Blount, D. L. and Codega, L. T. in “Dynamic Stability of Planing Boats” Marine Tech. Vol. 29, No. 1, January 1992, pp. 4-12, have shown that hydrodynamic forces on a rocker surface can cause suction, similar to that on the top surface of a wing, and that this can lead to bow down and unstable conditions both in the longitudinal and transverse directions. They and others like Brian Hinde have suggested using steps near this front rockered surface to correct this downward suction force.
Clement, E. P., “A Configuration for a stepped Planing Boat Having Minimum drag (Dynaplane Boat)” and Johnson, V. E. Jr., “Theoretical and Experimental Investigation of Supercavitating Hydrofoils Operating Near the free water Surface” NASA tech. Report R-93 1961. Second edition describe a motorboat design optimized for speeds of 40 to 80 mph and more. The planing surface is small, with a design aspect ratio of 2. At the hump speed, the resistance is shown to be larger than that for a normal motorboat with the same dead rise angle. “Hump speed” is used to refer to the transition speed at which a peak in drag/lift is observed over the range of transition speeds.
Harper, J. A., U.S. Pat. No. 8,122,840 uses a Johnson 3 term camber on the back part of a displacement hull.
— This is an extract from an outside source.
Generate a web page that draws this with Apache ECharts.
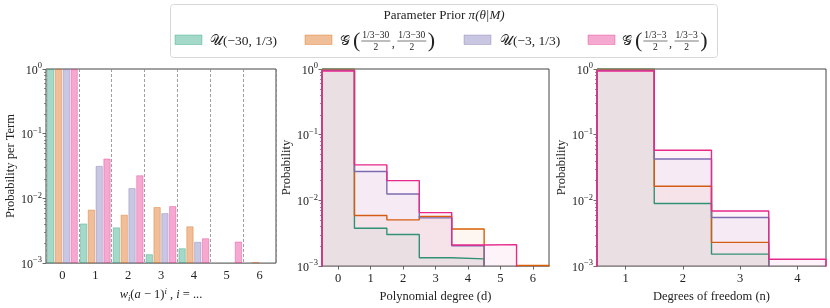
<!DOCTYPE html>
<html><head><meta charset="utf-8">
<script src="https://cdn.jsdelivr.net/npm/echarts@6/dist/echarts.min.js"></script>
<style>html,body{margin:0;padding:0;background:#fff}#c{width:830px;height:308px}</style>
</head><body><div id="c"></div>
<script>
// ---------- data ----------
const termCats = ['0', '1', '2', '3', '4', '5', '6'];
// Panel 1: probability per term (null = below 1e-3 / not shown)
const termU30 = [0.98, 0.00403, 0.00351, 0.00135, 0.00167, null, null];
const termG30 = [0.98, 0.0066, 0.0055, 0.00723, 0.00364, null, 0.00102];
const termU3  = [0.98, 0.0313, 0.0142, 0.00582, 0.0021, null, null];
const termG3  = [0.98, 0.0406, 0.0224, 0.00748, 0.00238, 0.00212, null];
// Panel 2: polynomial degree d = 0..6 (0 = empty bin)
const degValues = [0, 1, 2, 3, 4, 5, 6];
const degU30 = [0.99, 0.00376, 0.00302, 0.00134, 0.00129, 0, 0];
const degG30 = [0.985, 0.00588, 0.00506, 0.00568, 0.00367, 0, 0.00102];
const degU3  = [0.955, 0.0275, 0.0125, 0.00542, 0.00204, 0, 0];
const degG3  = [0.93, 0.0347, 0.0200, 0.00652, 0.0021, 0.00212, 0];
// Panel 3: degrees of freedom n = 1..4
const dofValues = [1, 2, 3, 4];
const dofU30 = [0.99, 0.00897, 0.00152, 0];
const dofG30 = [0.985, 0.0164, 0.0023, 0];
const dofU3  = [0.955, 0.0426, 0.0055, 0];
const dofG3  = [0.93, 0.058, 0.0069, 0.00127];
// y minor ticks
const yMinor = [0.002,0.003,0.004,0.005,0.006,0.007,0.008,0.009,0.02,0.03,0.04,0.05,0.06,0.07,0.08,0.09,0.2,0.3,0.4,0.5,0.6,0.7,0.8,0.9];
const priorLabels = ['U(-30,1/3)', 'G(30)', 'U(-3,1/3)', 'G(3)'];

// ---------- style ----------
const COLORS = ['#1b9e77', '#d95f02', '#7570b3', '#e7298a'];
const FONT = 'Liberation Serif';
const Y_MIN = 0.001, Y_MAX = 1;
const FLOOR = 1e-6; // stand-in for empty bins on the log axis (clipped)
function rgba(hex, a) {
  const n = parseInt(hex.slice(1), 16);
  return 'rgba(' + (n >> 16) + ',' + ((n >> 8) & 255) + ',' + (n & 255) + ',' + a + ')';
}
const grids = [
  { left: 46, top: 69, width: 230, height: 202 },
  { left: 322, top: 69, width: 227, height: 202 },
  { left: 597, top: 69, width: 229, height: 202 }
];
function logLabel(v) {
  const e = Math.round(Math.log10(v));
  return '{b|10}{s|' + (e < 0 ? '\u2212' + (-e) : e) + '}';
}
const yRich = {
  b: { fontSize: 12, fontFamily: FONT, color: '#222', lineHeight: 15, verticalAlign: 'bottom' },
  s: { fontSize: 8.5, fontFamily: FONT, color: '#222', lineHeight: 9, verticalAlign: 'top' }
};
const nameStyle = { fontSize: 12.5, fontFamily: FONT, color: '#222' };

const yAxes = [], xAxes = [];
const yNames = ['Probability per Term', 'Probability', 'Probability'];
for (let g = 0; g < 3; g++) {
  yAxes.push({
    gridIndex: g, type: 'log', logBase: 10, min: Y_MIN, max: Y_MAX, position: 'left',
    name: yNames[g], nameLocation: 'middle', nameGap: 29, nameTextStyle: nameStyle,
    axisLine: { show: false, onZero: false }, splitLine: { show: false },
    axisTick: { show: true, length: 3.5, lineStyle: { color: '#444', width: 0.8 } },
    axisLabel: { margin: 4, formatter: logLabel, rich: yRich }
  });
  yAxes.push({
    gridIndex: g, type: 'log', logBase: 10, min: Y_MIN, max: Y_MAX, position: 'left',
    axisLine: { show: false, onZero: false }, splitLine: { show: false }, axisLabel: { show: false },
    axisTick: { show: true, length: 2, lineStyle: { color: '#444', width: 0.6 }, customValues: yMinor }
  });
}
const xLabelStyle = { fontSize: 12.5, fontFamily: FONT, color: '#222', margin: 6 };
xAxes.push({
  gridIndex: 0, type: 'category', data: termCats, boundaryGap: true,
  axisLine: { show: false, onZero: false },
  axisTick: { alignWithLabel: true, length: 3.5, lineStyle: { color: '#444', width: 0.8 } },
  axisLabel: xLabelStyle,
  splitLine: { show: true, interval: 0, lineStyle: { color: '#888', type: [3, 2], width: 0.8 } },
  name: '{i|w}{sb|i}{n|(}{i|a}{n| \u2212 1)}{sp|i}{n| , }{i|i}{n| = ...}',
  nameLocation: 'middle', nameGap: 21,
  nameTextStyle: {
    rich: {
      i: { fontSize: 12.5, fontFamily: FONT, fontStyle: 'italic', color: '#222', lineHeight: 16, verticalAlign: 'middle' },
      n: { fontSize: 12.5, fontFamily: FONT, color: '#222', lineHeight: 16, verticalAlign: 'middle' },
      sb: { fontSize: 8.5, fontFamily: FONT, fontStyle: 'italic', color: '#222', lineHeight: 8, verticalAlign: 'bottom' },
      sp: { fontSize: 8.5, fontFamily: FONT, fontStyle: 'italic', color: '#222', lineHeight: 8, verticalAlign: 'top' }
    }
  }
});
xAxes.push({
  gridIndex: 1, type: 'value', min: degValues[0] - 0.5, max: degValues[degValues.length - 1] + 0.5,
  axisLine: { show: false, onZero: false }, splitLine: { show: false },
  axisTick: { length: 3.5, lineStyle: { color: '#444', width: 0.8 }, customValues: degValues },
  axisLabel: Object.assign({ customValues: degValues }, xLabelStyle),
  name: 'Polynomial degree (d)', nameLocation: 'middle', nameGap: 21, nameTextStyle: nameStyle
});
xAxes.push({
  gridIndex: 2, type: 'value', min: dofValues[0] - 0.5, max: dofValues[dofValues.length - 1] + 0.5,
  axisLine: { show: false, onZero: false }, splitLine: { show: false },
  axisTick: { length: 3.5, lineStyle: { color: '#444', width: 0.8 }, customValues: dofValues },
  axisLabel: Object.assign({ customValues: dofValues }, xLabelStyle),
  name: 'Degrees of freedom (n)', nameLocation: 'middle', nameGap: 21, nameTextStyle: nameStyle
});

// ---------- series ----------
const series = [];
const termSets = [termU30, termG30, termU3, termG3];
termSets.forEach(function (arr, si) {
  const data = [];
  arr.forEach(function (v, i) { if (v != null) data.push([i, v]); });
  series.push({
    type: 'custom', name: priorLabels[si], xAxisIndex: 0, yAxisIndex: 0, clip: true,
    encode: { x: 0, y: 1 }, data: data,
    renderItem: function (params, api) {
      const band = api.size([1, 0])[0];
      const bw = band * 0.194, step = band * 0.238;
      const top = api.coord([api.value(0), api.value(1)]);
      const base = api.coord([api.value(0), Y_MIN])[1];
      const x = top[0] + (si - 1.5) * step - bw / 2;
      return {
        type: 'rect',
        shape: { x: x, y: top[1], width: bw, height: base - top[1] },
        style: { fill: rgba(COLORS[si], 0.4), stroke: rgba(COLORS[si], 0.45), lineWidth: 0.8 }
      };
    }
  });
});
function stepData(centers, vals) {
  const lo = centers[0] - 0.5;
  const pts = [[lo, FLOOR]];
  vals.forEach(function (v, i) { pts.push([centers[i] - 0.5, v > 0 ? v : FLOOR]); });
  const last = vals[vals.length - 1];
  const hi = centers[centers.length - 1] + 0.5;
  pts.push([hi, last > 0 ? last : FLOOR]);
  pts.push([hi, FLOOR]);
  return pts;
}
function addSteps(gi, centers, sets) {
  sets.forEach(function (vals, si) {
    series.push({
      type: 'line', name: priorLabels[si], xAxisIndex: gi, yAxisIndex: gi * 2, step: 'end',
      data: stepData(centers, vals), symbol: 'none', clip: true, animation: false,
      lineStyle: { color: COLORS[si], width: 1.4 },
      areaStyle: { color: rgba(COLORS[si], 0.08), origin: 'start' },
      z: 2 + si
    });
  });
}
addSteps(1, degValues, [degU30, degG30, degU3, degG3]);
addSteps(2, dofValues, [dofU30, dofG30, dofU3, dofG3]);

// ---------- legend (drawn as graphic) ----------
const cv = document.createElement('canvas').getContext('2d');
function tw(t, size, italic) { cv.font = (italic ? 'italic ' : '') + size + 'px "' + FONT + '"'; return cv.measureText(t).width; }
function txt(t, x, y, size, extra) {
  return { type: 'text', x: x, y: y, style: Object.assign({ text: t, fontSize: size, fontFamily: FONT, fill: '#222', align: 'left', verticalAlign: 'middle' }, extra || {}) };
}
const LY = 41;
const legendEls = [
  { type: 'rect', shape: { x: 170.5, y: 4.5, width: 547, height: 53, r: 3 }, style: { fill: '#fff', stroke: '#d8d8d8', lineWidth: 1 } },
  {
    type: 'text', x: 444, y: 16,
    style: {
      text: '{n|Parameter Prior }{i|\u03c0(\u03b8|M)}', align: 'center', verticalAlign: 'middle',
      rich: { n: { fontSize: 13, fontFamily: FONT, fill: '#222' }, i: { fontSize: 13, fontFamily: FONT, fontStyle: 'italic', fill: '#222' } }
    }
  }
];
const patchX = [175, 305, 464, 588];
patchX.forEach(function (px, i) {
  legendEls.push({ type: 'rect', shape: { x: px, y: 35, width: 27, height: 9.5 }, style: { fill: rgba(COLORS[i], 0.4), stroke: rgba(COLORS[i], 0.45), lineWidth: 0.8 } });
});
function uLabel(x, a) {
  legendEls.push({
    type: 'text', x: x, y: LY,
    style: {
      text: '{c|\ud835\udcb0}{n|(\u2212' + a + ', 1/3)}', align: 'left', verticalAlign: 'middle',
      rich: { c: { fontSize: 13.5, fontFamily: FONT, fill: '#222' }, n: { fontSize: 13.5, fontFamily: FONT, fill: '#222' } }
    }
  });
}
function gLabel(x0, num, fs) {
  let x = x0;
  legendEls.push(txt('\ud835\udca2', x, LY, 13.5)); x += tw('\ud835\udca2', 13.5) + 3;
  legendEls.push(txt('(', x, LY, 22)); x += tw('(', 22) + 1;
  const fw = tw(num, fs) + 2;
  for (let k = 0; k < 2; k++) {
    legendEls.push(txt(num, x + fw / 2, LY - 6, fs, { align: 'center' }));
    legendEls.push({ type: 'line', shape: { x1: x, y1: LY, x2: x + fw, y2: LY }, style: { stroke: '#222', lineWidth: 0.6 } });
    legendEls.push(txt('2', x + fw / 2, LY + 6, fs, { align: 'center' }));
    x += fw;
    if (k === 0) { legendEls.push(txt(',', x + 1.5, LY + 3, 12)); x += tw(',', 12) + 4; }
  }
  legendEls.push(txt(')', x + 1.5, LY, 22));
}
uLabel(210, '30');
gLabel(340, '1/3\u221230', 9.5);
uLabel(500, '3');
gLabel(622, '1/3\u22123', 9.5);

const chart = echarts.init(document.getElementById('c'), null, { renderer: 'canvas' });
chart.setOption({
  animation: false,
  grid: grids.map(function (g) { return Object.assign({ show: true, borderColor: '#444', borderWidth: 1, backgroundColor: 'transparent' }, g); }),
  xAxis: xAxes,
  yAxis: yAxes,
  series: series,
  graphic: legendEls
});
</script>
</body></html>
For power yachts, size and speed affect the ideal shape. The high speed power boats might be a tunnel boat, a so called cigarette boat, or a three point hydroplane type. For a somewhat lower speed, they may preferably be a type of deep Vee hull. However, particularly in bigger yachts where their size requires a lot of power and a lot of fuel, there is a need for improved efficiency in speeds of 20 mph up to about 35 mph.